= PROVIDED DATA =

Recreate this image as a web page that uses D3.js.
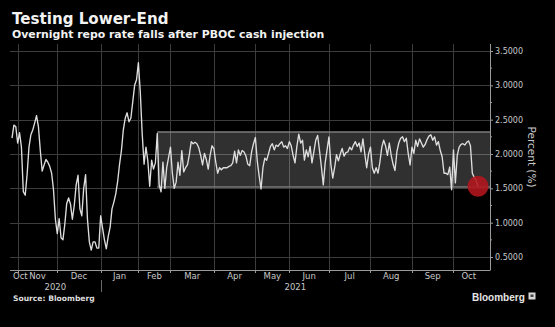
<!DOCTYPE html>
<html>
<head>
<meta charset="utf-8">
<script src="https://cdn.jsdelivr.net/npm/d3@7"></script>
<style>
  html, body { margin: 0; padding: 0; background: #000; }
  svg { display: block; }
</style>
</head>
<body>
<svg id="chart" width="555" height="327"></svg>
<script>
// Overnight repo rate, one value per trading day (Oct 2020 - Oct 2021), percent
const rate = [
  2.23, 2.42, 2.40, 2.16, 2.31, 2.10, 1.45, 1.40, 1.70, 2.10,
  2.28, 2.35, 2.45, 2.56, 2.40, 2.05, 1.75, 1.84, 1.92, 1.88,
  1.82, 1.72, 1.48, 1.05, 0.84, 1.06, 0.78, 0.75, 0.98, 1.28,
  1.36, 1.27, 1.05, 1.25, 1.55, 1.69, 1.20, 1.10, 1.50, 1.70,
  1.05, 0.72, 0.60, 0.72, 0.72, 0.63, 0.63, 1.10, 0.92, 0.75,
  0.62, 0.80, 0.93, 1.20, 1.30, 1.42, 1.60, 1.85, 2.05, 2.35,
  2.52, 2.60, 2.47, 2.52, 2.76, 3.00, 3.08, 3.33, 2.90, 2.30,
  1.85, 2.10, 1.90, 1.53, 1.91, 1.78, 1.87, 2.30, 1.55, 1.45,
  1.88, 1.50, 1.80, 1.95, 2.10, 1.72, 1.50, 1.59, 1.88, 1.69,
  2.05, 1.74, 1.80, 1.84, 1.99, 2.18, 2.15, 2.17, 2.15, 2.09,
  1.98, 1.84, 2.01, 1.92, 1.78, 1.98, 2.12, 2.08, 1.88, 1.72,
  1.80, 1.77, 1.80, 1.80, 1.80, 1.82, 1.83, 1.87, 2.04, 1.87,
  2.06, 1.98, 2.05, 2.03, 1.97, 1.85, 1.83, 2.03, 2.15, 2.24,
  1.90, 1.68, 1.49, 1.80, 1.94, 1.91, 2.01, 2.11, 2.15, 2.06,
  2.13, 2.11, 2.15, 2.18, 2.10, 2.12, 2.08, 2.18, 2.12, 1.98,
  1.87, 2.11, 2.29, 2.16, 2.20, 1.91, 2.06, 1.96, 2.11, 1.87,
  2.03, 2.20, 2.27, 2.05, 1.81, 1.55, 1.87, 2.06, 2.25, 1.85,
  1.65, 1.80, 1.99, 1.90, 2.00, 2.08, 1.97, 2.02, 2.03, 2.10,
  2.06, 2.13, 2.18, 2.11, 2.16, 2.03, 2.22, 2.00, 1.80, 2.00,
  2.10, 1.80, 1.72, 1.80, 1.72, 1.88, 2.10, 2.20, 2.12, 1.98,
  2.16, 1.98, 1.85, 1.76, 2.03, 2.16, 2.23, 2.25, 2.18, 2.23,
  2.01, 1.84, 2.10, 2.01, 2.20, 2.11, 2.22, 2.16, 2.10, 2.14,
  2.21, 2.26, 2.28, 2.20, 2.25, 2.13, 2.18, 2.05, 1.96, 1.72,
  1.72, 1.70, 1.81, 1.48, 2.06, 1.58, 1.98, 2.10, 2.14, 2.15,
  2.13, 2.17, 2.19, 2.12, 1.72, 1.66, 1.62, 1.53
];

// Month labels and the index of each month's first trading day in `rate`
const monthLabels = ["Oct", "Nov", "Dec", "Jan", "Feb", "Mar", "Apr", "May", "Jun", "Jul", "Aug", "Sep", "Oct"];
const monthStart  = [0, 3, 24, 47, 67, 84, 107, 129, 147, 168, 190, 212, 234];

const yearLabels = ["2020", "2021"];
const yearStart  = [0, 47];

const yTicks = [0.5, 1.0, 1.5, 2.0, 2.5, 3.0, 3.5];
const yMinorTicks = [0.75, 1.25, 1.75, 2.25, 2.75, 3.25];

// Trading range highlighted from mid-February onward
const rangeLow = 1.52;
const rangeHigh = 2.32;
const rangeStartIndex = 77;

const titleText = "Testing Lower-End";
const subtitleText = "Overnight repo rate falls after PBOC cash injection";
const sourceText = "Source: Bloomberg";
const yAxisTitle = "Percent (%)";

// ---- layout ----
const plot = { left: 10, right: 490, top: 44, bottom: 270 };
const svg = d3.select("#chart");
const FONT = "'DejaVu Sans', Verdana, sans-serif";

svg.append("rect").attr("width", 555).attr("height", 327).attr("fill", "#000");

const x = d3.scaleLinear().domain([0, rate.length - 1]).range([12, 478]);
const y = d3.scaleLinear().domain([0.5, 3.5]).range([257, 51]);

// ---- titles ----
svg.append("text").attr("x", 12).attr("y", 24)
  .attr("font-family", FONT).attr("font-weight", "bold").attr("font-size", 15.1)
  .attr("fill", "#f2f2f2").text(titleText);
svg.append("text").attr("x", 12).attr("y", 37.5)
  .attr("font-family", FONT).attr("font-weight", "bold").attr("font-size", 10.9)
  .attr("fill", "#f2f2f2").text(subtitleText);

// ---- grid ----
const grid = svg.append("g").attr("stroke", "#3c3c3c").attr("stroke-width", 1);
grid.selectAll("line.h").data(yTicks).join("line")
  .attr("x1", plot.left).attr("x2", plot.right)
  .attr("y1", d => Math.round(y(d)) + 0.5).attr("y2", d => Math.round(y(d)) + 0.5);
grid.selectAll("line.v").data(monthStart.slice(1)).join("line")
  .attr("x1", d => Math.round(x(d)) + 0.5).attr("x2", d => Math.round(x(d)) + 0.5)
  .attr("y1", plot.top).attr("y2", plot.bottom);

// ---- trading range band ----
svg.append("rect")
  .attr("x", x(rangeStartIndex)).attr("y", y(rangeHigh))
  .attr("width", plot.right - x(rangeStartIndex)).attr("height", y(rangeLow) - y(rangeHigh))
  .attr("fill", "#ffffff").attr("fill-opacity", 0.19);
svg.selectAll("line.band").data([rangeHigh, rangeLow]).join("line")
  .attr("x1", x(rangeStartIndex)).attr("x2", plot.right)
  .attr("y1", d => y(d)).attr("y2", d => y(d))
  .attr("stroke", "#7c7c7c").attr("stroke-width", 1.5);

// ---- rate line ----
const line = d3.line().x((d, i) => x(i)).y(d => y(d));
svg.append("path").datum(rate)
  .attr("d", line)
  .attr("fill", "none").attr("stroke", "#dedede")
  .attr("stroke-width", 1.35).attr("stroke-linejoin", "round");

// latest value marker
const last = rate.length - 1;
svg.append("circle")
  .attr("cx", x(last)).attr("cy", y(rate[last])).attr("r", 10.5)
  .attr("fill", "#b3161c").attr("fill-opacity", 0.88);

// ---- y axis (right) ----
const yAxis = d3.axisRight(y).tickValues(yTicks).tickFormat(d3.format(".4f")).tickSize(3).tickPadding(2);
const gy = svg.append("g").attr("transform", `translate(${plot.right},0)`).call(yAxis);
gy.select(".domain").remove();
gy.selectAll(".tick line").attr("stroke", "#9a9a9a");
gy.selectAll(".tick text").attr("fill", "#c8c8c8").attr("font-family", FONT).attr("font-size", 8);
gy.selectAll("line.minor").data(yMinorTicks).join("line")
  .attr("x1", 0).attr("x2", 2)
  .attr("y1", d => y(d)).attr("y2", d => y(d))
  .attr("stroke", "#9a9a9a");
svg.append("line")
  .attr("x1", plot.right + 0.5).attr("x2", plot.right + 0.5)
  .attr("y1", plot.top).attr("y2", plot.bottom)
  .attr("stroke", "#9a9a9a");
svg.append("text")
  .attr("transform", `translate(528,157) rotate(90)`)
  .attr("text-anchor", "middle")
  .attr("font-family", FONT).attr("font-size", 10.5).attr("fill", "#c8c8c8")
  .text(yAxisTitle);

// ---- x axis ----
svg.append("line")
  .attr("x1", plot.left).attr("x2", plot.right + 0.5)
  .attr("y1", plot.bottom + 0.5).attr("y2", plot.bottom + 0.5)
  .attr("stroke", "#9a9a9a");
svg.selectAll("line.xtick").data(monthStart.slice(1)).join("line")
  .attr("x1", d => Math.round(x(d)) + 0.5).attr("x2", d => Math.round(x(d)) + 0.5)
  .attr("y1", plot.bottom).attr("y2", plot.bottom + 3)
  .attr("stroke", "#9a9a9a");

// month labels centred on each month's span
const monthEnds = monthStart.slice(1).map(d => x(d)).concat([x(last) + 6]);
const monthG = svg.append("g").attr("font-family", FONT).attr("font-size", 8.5).attr("fill", "#c8c8c8");
monthG.selectAll("text").data(monthLabels).join("text")
  .attr("y", 279)
  .attr("text-anchor", "middle")
  .text(d => d)
  .attr("x", function (d, i) {
    const start = i === 0 ? plot.left : x(monthStart[i]);
    const mid = (start + monthEnds[i]) / 2;
    const half = this.getComputedTextLength() / 2;
    return Math.max(mid, plot.left + half + 3);
  });

// year labels and separator
const yearEdges = yearStart.map((d, i) => i === 0 ? plot.left : x(d)).concat([plot.right]);
svg.selectAll("text.year").data(yearLabels).join("text")
  .attr("x", (d, i) => (yearEdges[i] + yearEdges[i + 1]) / 2)
  .attr("y", 289.5)
  .attr("text-anchor", "middle")
  .attr("font-family", FONT).attr("font-size", 8.5).attr("fill", "#c8c8c8")
  .text(d => d);
svg.selectAll("line.yearsep").data(yearStart.slice(1)).join("line")
  .attr("x1", d => Math.round(x(d)) + 0.5).attr("x2", d => Math.round(x(d)) + 0.5)
  .attr("y1", 280).attr("y2", 292)
  .attr("stroke", "#6a6a6a");

// ---- footer ----
svg.append("text").attr("x", 13).attr("y", 300.5)
  .attr("font-family", FONT).attr("font-weight", "bold").attr("font-size", 7.6)
  .attr("fill", "#dcdcdc").text(sourceText);

svg.append("text").attr("x", 472).attr("y", 301)
  .attr("font-family", "'Liberation Sans', Arial, sans-serif").attr("font-weight", "bold")
  .attr("font-size", 10).attr("fill", "#e6e6e6").text("Bloomberg");
svg.append("rect").attr("x", 528.5).attr("y", 292.5).attr("width", 7).attr("height", 7)
  .attr("fill", "#d8d8d8");
svg.append("rect").attr("x", 530.5).attr("y", 294.5).attr("width", 3).attr("height", 2.5)
  .attr("fill", "#444");
</script>
</body>
</html>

= WHAT TO WORK ON =
Starting at the first line of the material, output exactly the lines up to and including the one with "190, 212, 234];". Do not include the pictures.

= EXERCISE SOLUTION =
Recreate this image as a web page that uses D3.js.
<!DOCTYPE html>
<html>
<head>
<meta charset="utf-8">
<script src="https://cdn.jsdelivr.net/npm/d3@7"></script>
<style>
  html, body { margin: 0; padding: 0; background: #000; }
  svg { display: block; }
</style>
</head>
<body>
<svg id="chart" width="555" height="327"></svg>
<script>
// Overnight repo rate, one value per trading day (Oct 2020 - Oct 2021), percent
const rate = [
  2.23, 2.42, 2.40, 2.16, 2.31, 2.10, 1.45, 1.40, 1.70, 2.10,
  2.28, 2.35, 2.45, 2.56, 2.40, 2.05, 1.75, 1.84, 1.92, 1.88,
  1.82, 1.72, 1.48, 1.05, 0.84, 1.06, 0.78, 0.75, 0.98, 1.28,
  1.36, 1.27, 1.05, 1.25, 1.55, 1.69, 1.20, 1.10, 1.50, 1.70,
  1.05, 0.72, 0.60, 0.72, 0.72, 0.63, 0.63, 1.10, 0.92, 0.75,
  0.62, 0.80, 0.93, 1.20, 1.30, 1.42, 1.60, 1.85, 2.05, 2.35,
  2.52, 2.60, 2.47, 2.52, 2.76, 3.00, 3.08, 3.33, 2.90, 2.30,
  1.85, 2.10, 1.90, 1.53, 1.91, 1.78, 1.87, 2.30, 1.55, 1.45,
  1.88, 1.50, 1.80, 1.95, 2.10, 1.72, 1.50, 1.59, 1.88, 1.69,
  2.05, 1.74, 1.80, 1.84, 1.99, 2.18, 2.15, 2.17, 2.15, 2.09,
  1.98, 1.84, 2.01, 1.92, 1.78, 1.98, 2.12, 2.08, 1.88, 1.72,
  1.80, 1.77, 1.80, 1.80, 1.80, 1.82, 1.83, 1.87, 2.04, 1.87,
  2.06, 1.98, 2.05, 2.03, 1.97, 1.85, 1.83, 2.03, 2.15, 2.24,
  1.90, 1.68, 1.49, 1.80, 1.94, 1.91, 2.01, 2.11, 2.15, 2.06,
  2.13, 2.11, 2.15, 2.18, 2.10, 2.12, 2.08, 2.18, 2.12, 1.98,
  1.87, 2.11, 2.29, 2.16, 2.20, 1.91, 2.06, 1.96, 2.11, 1.87,
  2.03, 2.20, 2.27, 2.05, 1.81, 1.55, 1.87, 2.06, 2.25, 1.85,
  1.65, 1.80, 1.99, 1.90, 2.00, 2.08, 1.97, 2.02, 2.03, 2.10,
  2.06, 2.13, 2.18, 2.11, 2.16, 2.03, 2.22, 2.00, 1.80, 2.00,
  2.10, 1.80, 1.72, 1.80, 1.72, 1.88, 2.10, 2.20, 2.12, 1.98,
  2.16, 1.98, 1.85, 1.76, 2.03, 2.16, 2.23, 2.25, 2.18, 2.23,
  2.01, 1.84, 2.10, 2.01, 2.20, 2.11, 2.22, 2.16, 2.10, 2.14,
  2.21, 2.26, 2.28, 2.20, 2.25, 2.13, 2.18, 2.05, 1.96, 1.72,
  1.72, 1.70, 1.81, 1.48, 2.06, 1.58, 1.98, 2.10, 2.14, 2.15,
  2.13, 2.17, 2.19, 2.12, 1.72, 1.66, 1.62, 1.53
];

// Month labels and the index of each month's first trading day in `rate`
const monthLabels = ["Oct", "Nov", "Dec", "Jan", "Feb", "Mar", "Apr", "May", "Jun", "Jul", "Aug", "Sep", "Oct"];
const monthStart  = [0, 3, 24, 47, 67, 84, 107, 129, 147, 168, 190, 212, 234];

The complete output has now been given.